▶ _EXERCISE INSTRUCTIONS_: Without the pictures, set down every line of the data exactly.

[Begin SUPPLIED DATA]

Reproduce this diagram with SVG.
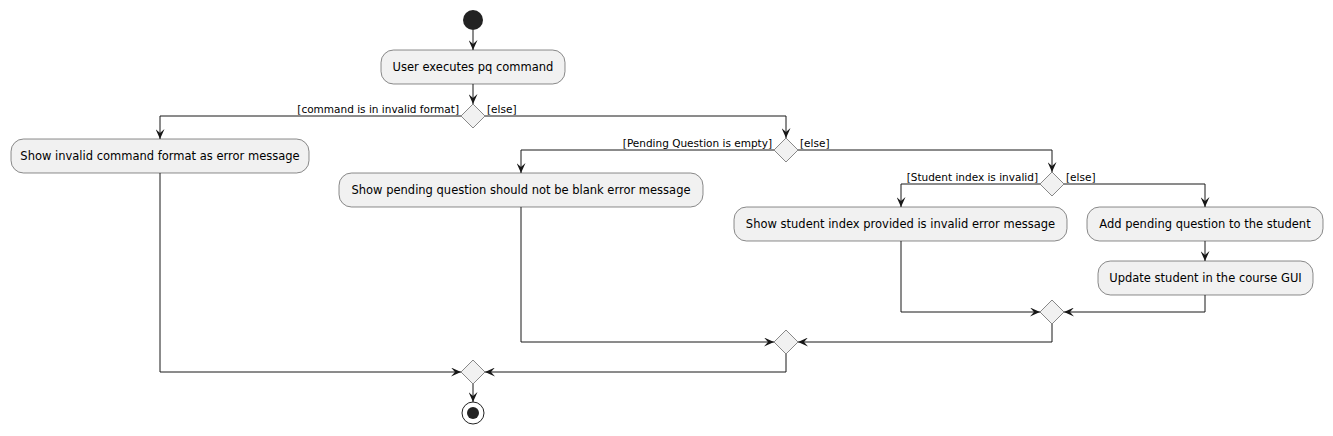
<svg xmlns="http://www.w3.org/2000/svg" width="1333" height="436" viewBox="0 0 1333 436">
<style>
.box{fill:#F1F1F1;stroke:#181818;stroke-width:0.5}
.dia{fill:#F1F1F1;stroke:#181818;stroke-width:0.5}
.t{font-family:"DejaVu Sans",Verdana,sans-serif;font-size:11.5px;fill:#000}
.g{font-family:"DejaVu Sans",Verdana,sans-serif;font-size:10.5px;fill:#000}
.c{fill:none;stroke:#181818;stroke-width:1}
</style>
<defs>
<marker id="arr" markerUnits="userSpaceOnUse" markerWidth="10" markerHeight="9" refX="10" refY="4.5" orient="auto" viewBox="0 0 10 9">
<path d="M0,0 L10,4.5 L0,9 L4,4.5 Z" fill="#181818"/>
</marker>
</defs>
<g id="start"><circle cx="473" cy="20" r="10" fill="#222222"/></g>
<g id="n1"><rect class="box" x="381" y="50" width="184" height="34" rx="12.5"/><text class="t" x="473" y="71" text-anchor="middle">User executes pq command</text></g>
<g id="d1"><polygon class="dia" points="473,104 485,116 473,128 461,116"/><text class="g" x="459" y="113" text-anchor="end">[command is in invalid format]</text><text class="g" x="487" y="113">[else]</text></g>
<g id="n2"><rect class="box" x="11" y="139" width="298" height="34" rx="12.5"/><text class="t" x="160" y="160" text-anchor="middle">Show invalid command format as error message</text></g>
<g id="d2"><polygon class="dia" points="786,138 798,150 786,162 774,150"/><text class="g" x="772" y="147" text-anchor="end">[Pending Question is empty]</text><text class="g" x="800" y="147">[else]</text></g>
<g id="n3"><rect class="box" x="339" y="173" width="364" height="34" rx="12.5"/><text class="t" x="521" y="194" text-anchor="middle">Show pending question should not be blank error message</text></g>
<g id="d3"><polygon class="dia" points="1052,172 1064,184 1052,196 1040,184"/><text class="g" x="1038" y="181" text-anchor="end">[Student index is invalid]</text><text class="g" x="1066" y="181">[else]</text></g>
<g id="n4"><rect class="box" x="734" y="207" width="333" height="34" rx="12.5"/><text class="t" x="900.5" y="228" text-anchor="middle">Show student index provided is invalid error message</text></g>
<g id="n5"><rect class="box" x="1087" y="207" width="236" height="34" rx="12.5"/><text class="t" x="1205" y="228" text-anchor="middle">Add pending question to the student</text></g>
<g id="n6"><rect class="box" x="1098" y="261" width="215" height="34" rx="12.5"/><text class="t" x="1205.5" y="282" text-anchor="middle">Update student in the course GUI</text></g>
<g id="m3"><polygon class="dia" points="1052,300 1064,312 1052,324 1040,312"/></g>
<g id="m2"><polygon class="dia" points="786,330 798,342 786,354 774,342"/></g>
<g id="m1"><polygon class="dia" points="473,360 485,372 473,384 461,372"/></g>
<g id="end"><circle cx="473" cy="413" r="11" fill="none" stroke="#222222" stroke-width="1"/><circle cx="473" cy="413" r="6" fill="#222222"/></g>
<g id="connectors" class="c">
<path class="c" d="M473,30 V50" marker-end="url(#arr)"/>
<path class="c" d="M473,84 V104" marker-end="url(#arr)"/>
<path class="c" d="M461,116 H160 V139" marker-end="url(#arr)"/>
<path class="c" d="M485,116 H786 V138" marker-end="url(#arr)"/>
<path class="c" d="M774,150 H521 V173" marker-end="url(#arr)"/>
<path class="c" d="M798,150 H1052 V172" marker-end="url(#arr)"/>
<path class="c" d="M1040,184 H901 V207" marker-end="url(#arr)"/>
<path class="c" d="M1064,184 H1205 V207" marker-end="url(#arr)"/>
<path class="c" d="M1205,241 V261" marker-end="url(#arr)"/>
<path class="c" d="M901,241 V312 H1040" marker-end="url(#arr)"/>
<path class="c" d="M1205,295 V312 H1064" marker-end="url(#arr)"/>
<path class="c" d="M521,207 V342 H774" marker-end="url(#arr)"/>
<path class="c" d="M1052,324 V342 H798" marker-end="url(#arr)"/>
<path class="c" d="M160,173 V372 H461" marker-end="url(#arr)"/>
<path class="c" d="M786,354 V372 H485" marker-end="url(#arr)"/>
<path class="c" d="M473,384 V402" marker-end="url(#arr)"/>
</g>
</svg>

[End SUPPLIED DATA]

▶ _RESPONSE TO THE TASK_:
Reproduce this diagram with SVG.
<svg xmlns="http://www.w3.org/2000/svg" width="1333" height="436" viewBox="0 0 1333 436">
<style>
.box{fill:#F1F1F1;stroke:#181818;stroke-width:0.5}
.dia{fill:#F1F1F1;stroke:#181818;stroke-width:0.5}
.t{font-family:"DejaVu Sans",Verdana,sans-serif;font-size:11.5px;fill:#000}
.g{font-family:"DejaVu Sans",Verdana,sans-serif;font-size:10.5px;fill:#000}
.c{fill:none;stroke:#181818;stroke-width:1}
</style>
<defs>
<marker id="arr" markerUnits="userSpaceOnUse" markerWidth="10" markerHeight="9" refX="10" refY="4.5" orient="auto" viewBox="0 0 10 9">
<path d="M0,0 L10,4.5 L0,9 L4,4.5 Z" fill="#181818"/>
</marker>
</defs>
<g id="start"><circle cx="473" cy="20" r="10" fill="#222222"/></g>
<g id="n1"><rect class="box" x="381" y="50" width="184" height="34" rx="12.5"/><text class="t" x="473" y="71" text-anchor="middle">User executes pq command</text></g>
<g id="d1"><polygon class="dia" points="473,104 485,116 473,128 461,116"/><text class="g" x="459" y="113" text-anchor="end">[command is in invalid format]</text><text class="g" x="487" y="113">[else]</text></g>
<g id="n2"><rect class="box" x="11" y="139" width="298" height="34" rx="12.5"/><text class="t" x="160" y="160" text-anchor="middle">Show invalid command format as error message</text></g>
<g id="d2"><polygon class="dia" points="786,138 798,150 786,162 774,150"/><text class="g" x="772" y="147" text-anchor="end">[Pending Question is empty]</text><text class="g" x="800" y="147">[else]</text></g>
<g id="n3"><rect class="box" x="339" y="173" width="364" height="34" rx="12.5"/><text class="t" x="521" y="194" text-anchor="middle">Show pending question should not be blank error message</text></g>
<g id="d3"><polygon class="dia" points="1052,172 1064,184 1052,196 1040,184"/><text class="g" x="1038" y="181" text-anchor="end">[Student index is invalid]</text><text class="g" x="1066" y="181">[else]</text></g>
<g id="n4"><rect class="box" x="734" y="207" width="333" height="34" rx="12.5"/><text class="t" x="900.5" y="228" text-anchor="middle">Show student index provided is invalid error message</text></g>
<g id="n5"><rect class="box" x="1087" y="207" width="236" height="34" rx="12.5"/><text class="t" x="1205" y="228" text-anchor="middle">Add pending question to the student</text></g>
<g id="n6"><rect class="box" x="1098" y="261" width="215" height="34" rx="12.5"/><text class="t" x="1205.5" y="282" text-anchor="middle">Update student in the course GUI</text></g>
<g id="m3"><polygon class="dia" points="1052,300 1064,312 1052,324 1040,312"/></g>
<g id="m2"><polygon class="dia" points="786,330 798,342 786,354 774,342"/></g>
<g id="m1"><polygon class="dia" points="473,360 485,372 473,384 461,372"/></g>
<g id="end"><circle cx="473" cy="413" r="11" fill="none" stroke="#222222" stroke-width="1"/><circle cx="473" cy="413" r="6" fill="#222222"/></g>
<g id="connectors" class="c">
<path class="c" d="M473,30 V50" marker-end="url(#arr)"/>
<path class="c" d="M473,84 V104" marker-end="url(#arr)"/>
<path class="c" d="M461,116 H160 V139" marker-end="url(#arr)"/>
<path class="c" d="M485,116 H786 V138" marker-end="url(#arr)"/>
<path class="c" d="M774,150 H521 V173" marker-end="url(#arr)"/>
<path class="c" d="M798,150 H1052 V172" marker-end="url(#arr)"/>
<path class="c" d="M1040,184 H901 V207" marker-end="url(#arr)"/>
<path class="c" d="M1064,184 H1205 V207" marker-end="url(#arr)"/>
<path class="c" d="M1205,241 V261" marker-end="url(#arr)"/>
<path class="c" d="M901,241 V312 H1040" marker-end="url(#arr)"/>
<path class="c" d="M1205,295 V312 H1064" marker-end="url(#arr)"/>
<path class="c" d="M521,207 V342 H774" marker-end="url(#arr)"/>
<path class="c" d="M1052,324 V342 H798" marker-end="url(#arr)"/>
<path class="c" d="M160,173 V372 H461" marker-end="url(#arr)"/>
<path class="c" d="M786,354 V372 H485" marker-end="url(#arr)"/>
<path class="c" d="M473,384 V402" marker-end="url(#arr)"/>
</g>
</svg>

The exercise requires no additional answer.